Yes, you can hide implementation details for a C library. Pete shows how, among other things.
To ask Pete a question about C or C++, send e-mail to petebecker@acm.org, use subject line: Questions and Answers, or write to Pete Becker, C/C++ Users Journal, 1601 W. 23rd St., Ste. 200, Lawrence, KS 66046.
Q
I am writing you because I am sure that you can help me. I would like to create a library in C. In particular, I would like to have my declarations in my header (the problem) and my implementation in the source file. I did some research about creating libraries and found that some of the data structures needed to use the library were declared (typedefed) in the header and defined within the source files. I would really like to use this technique, hiding as much implementation as possible from the end-user (app developer).
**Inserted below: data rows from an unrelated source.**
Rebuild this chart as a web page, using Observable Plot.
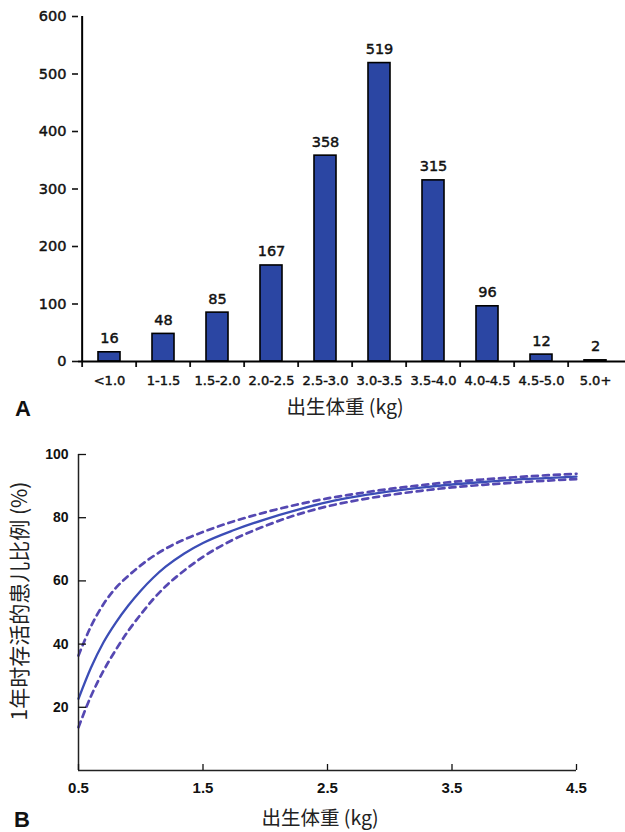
<!DOCTYPE html>
<html>
<head>
<meta charset="utf-8">
<script src="https://cdn.jsdelivr.net/npm/d3@7"></script>
<script src="https://cdn.jsdelivr.net/npm/@observablehq/plot@0.6"></script>
<style>
  body { margin: 0; background: #fff; }
  #fig { position: relative; width: 625px; height: 832px; overflow: hidden; background: #fff; }
  .panel { position: absolute; left: 0; }
  .panel-a text { stroke: #111; stroke-width: 0.45px; }
  .ttl { position: absolute; font-family: "Noto Sans CJK SC", sans-serif; font-size: 19.5px; line-height: 20px; color: #222; white-space: nowrap; }
  .tag { position: absolute; font-family: "Liberation Sans", Arial, sans-serif; font-weight: bold; font-size: 22px; line-height: 20px; color: #111; }
</style>
</head>
<body>
<div id="fig"></div>
<script>
// Panel A: number of infants per birth-weight bin
const weightBins = ["<1.0", "1-1.5", "1.5-2.0", "2.0-2.5", "2.5-3.0", "3.0-3.5", "3.5-4.0", "4.0-4.5", "4.5-5.0", "5.0+"];
const infantCounts = [16, 48, 85, 167, 358, 519, 315, 96, 12, 2];
const countTicks = [0, 100, 200, 300, 400, 500, 600];

// Panel B: one-year survival by birth weight, with confidence band
const birthWeight   = [0.5, 0.6, 0.7, 0.8, 0.9, 1.0, 1.1, 1.2, 1.35, 1.5, 1.75, 2.0, 2.25, 2.5, 2.75, 3.0, 3.25, 3.5, 3.75, 4.0, 4.25, 4.5];
const survivalEst   = [22.7, 32.5, 40.5, 46.8, 52.2, 56.9, 61, 64.5, 68.7, 72, 76.1, 79.5, 82.4, 84.9, 86.8, 88.3, 89.5, 90.5, 91.3, 92, 92.5, 93];
const survivalUpper = [36.4, 45.6, 52.6, 57.8, 61.6, 64.9, 67.8, 70.2, 73.1, 75.5, 78.9, 81.7, 84.1, 86.1, 87.7, 89.1, 90.3, 91.3, 92.1, 92.8, 93.4, 93.9];
const survivalLower = [13.7, 23.5, 31.5, 38.2, 44.2, 49.4, 54.2, 58.3, 63.3, 67.6, 73.2, 77.4, 80.9, 83.6, 85.6, 87.2, 88.5, 89.6, 90.4, 91.1, 91.7, 92.2];
const weightTicks = [0.5, 1.5, 2.5, 3.5, 4.5];
const survivalTicks = [20, 40, 60, 80, 100];

const fig = document.getElementById("fig");
const W = 625;

// ---- Panel A ----
const mLA = 78, mRA = 0;
const bandW = (W - mLA - mRA) / weightBins.length;
const bins = weightBins.map((bin, i) => ({bin, count: infantCounts[i]}));

const chartA = Plot.plot({
  width: W,
  height: 400,
  marginTop: 16,
  marginBottom: 39,
  marginLeft: mLA,
  marginRight: mRA,
  style: {fontFamily: "'DejaVu Sans', sans-serif", fontSize: "14px", color: "#111", background: "transparent", overflow: "visible"},
  x: {type: "band", domain: weightBins, padding: 0, label: null},
  y: {domain: [0, 600], label: null},
  marks: [
    Plot.barY(bins, {x: "bin", y: "count", fill: "#2b46a3", stroke: "#000", strokeWidth: 1.6, insetLeft: 16, insetRight: 16}),
    Plot.text(bins, {x: "bin", y: "count", text: d => String(d.count), dy: -9, lineAnchor: "bottom", fontSize: 14.5, fill: "#111"}),
    Plot.axisY({ticks: countTicks, tickSize: 6, tickPadding: 6, strokeWidth: 1.6, fontSize: 14.5, label: null}),
    Plot.axisX({tickSize: 0, tickPadding: 14, fontSize: 13, label: null}),
    Plot.axisX({tickSize: 6, tickFormat: () => "", dx: -bandW / 2, strokeWidth: 1.8, label: null}),
    Plot.ruleX([weightBins[0]], {dx: -bandW / 2, y1: 0, y2: 600, stroke: "#000", strokeWidth: 2}),
    Plot.ruleY([0], {stroke: "#000", strokeWidth: 2})
  ]
});
chartA.classList.add("panel", "panel-a");
chartA.style.top = "0px";
fig.appendChild(chartA);

// ---- Panel B ----
const pts = (ys) => birthWeight.map((w, i) => ({w, v: ys[i]}));
const chartB = Plot.plot({
  width: W,
  height: 390,
  marginTop: 14,
  marginBottom: 60,
  marginLeft: 78,
  marginRight: 49,
  style: {fontFamily: "'Liberation Sans', Arial, sans-serif", fontSize: "14px", color: "#111", background: "transparent", overflow: "visible"},
  x: {domain: [0.5, 4.5], label: null},
  y: {domain: [0, 100], label: null},
  marks: [
    Plot.line(pts(survivalUpper), {x: "w", y: "v", stroke: "#5548b2", strokeWidth: 2.7, strokeDasharray: "6,5", curve: "monotone-x"}),
    Plot.line(pts(survivalLower), {x: "w", y: "v", stroke: "#5548b2", strokeWidth: 2.7, strokeDasharray: "6,5", curve: "monotone-x"}),
    Plot.line(pts(survivalEst), {x: "w", y: "v", stroke: "#3b4db6", strokeWidth: 2.3, curve: "monotone-x"}),
    Plot.ruleX([0.5], {y1: 0, y2: 100, stroke: "#222", strokeWidth: 1.5}),
    Plot.ruleY([0], {stroke: "#222", strokeWidth: 1.5}),
    Plot.axisY({ticks: survivalTicks, tickSize: 0, tickPadding: 10, fontWeight: "bold", fontSize: 14, label: null}),
    Plot.axisY({ticks: survivalTicks, tickSize: 8, dx: 8, tickFormat: () => "", strokeWidth: 1.3, label: null}),
    Plot.axisX({ticks: weightTicks, tickSize: 0, tickPadding: 12, tickFormat: d => d.toFixed(1), fontWeight: "bold", fontSize: 15, label: null}),
    Plot.axisX({ticks: weightTicks, tickSize: 6, dy: -6, tickFormat: () => "", strokeWidth: 1.3, label: null})
  ]
});
chartB.classList.add("panel");
chartB.style.top = "440px";
fig.appendChild(chartB);

// ---- titles and panel letters ----
function addText(cls, text, css) {
  const d = document.createElement("div");
  d.className = cls;
  d.textContent = text;
  Object.assign(d.style, css);
  fig.appendChild(d);
}
addText("ttl", "出生体重 (kg)", {left: "345px", top: "396px", transform: "translateX(-50%)"});
addText("ttl", "出生体重 (kg)", {left: "320px", top: "807px", transform: "translateX(-50%)"});
addText("ttl", "1年时存活的患儿比例 (%)", {left: "18px", top: "601px", transform: "translate(-50%, -50%) rotate(-90deg)", fontSize: "21px"});
addText("tag", "A", {left: "15px", top: "399px"});
addText("tag", "B", {left: "14px", top: "810px"});
</script>
</body>
</html>
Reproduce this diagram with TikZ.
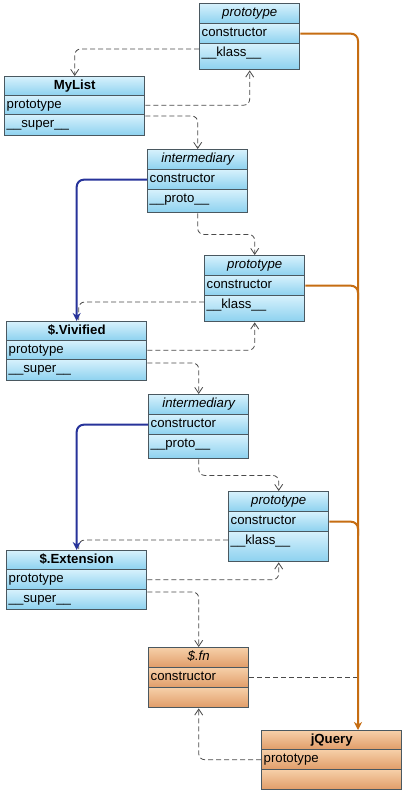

For example,
rstypes.h --------- typedef struct __foo HFOO; rstypes.c --------- #include "rstypes.h" /* hidden implementation */ struct __foo { char name[256]; int len; }; main.c ------ #include "rstypes.h" int main() { HFOO myHandle; /* no dice */ HFOO* ptrHandle; /* nice, but not very useful */ }I understand why this does not work, but my question is, how can I hide my implementation (i.e., my struct) and still let the compiler know what to do with HFOO? Thanks you for your time and attention. — Brenden Cyze
A
This is really quite easy to do, and your code is close. But before I give you the answer, let me give you a little lecture: don't use names that begin with underscores, especially not names with two underscores. They're reserved to the compiler implementor [1]. Don't read the standard header files that come with your compiler as examples of good coding techniques: implementors are allowed to indulge in many tricks that the rest of us aren't allowed to do.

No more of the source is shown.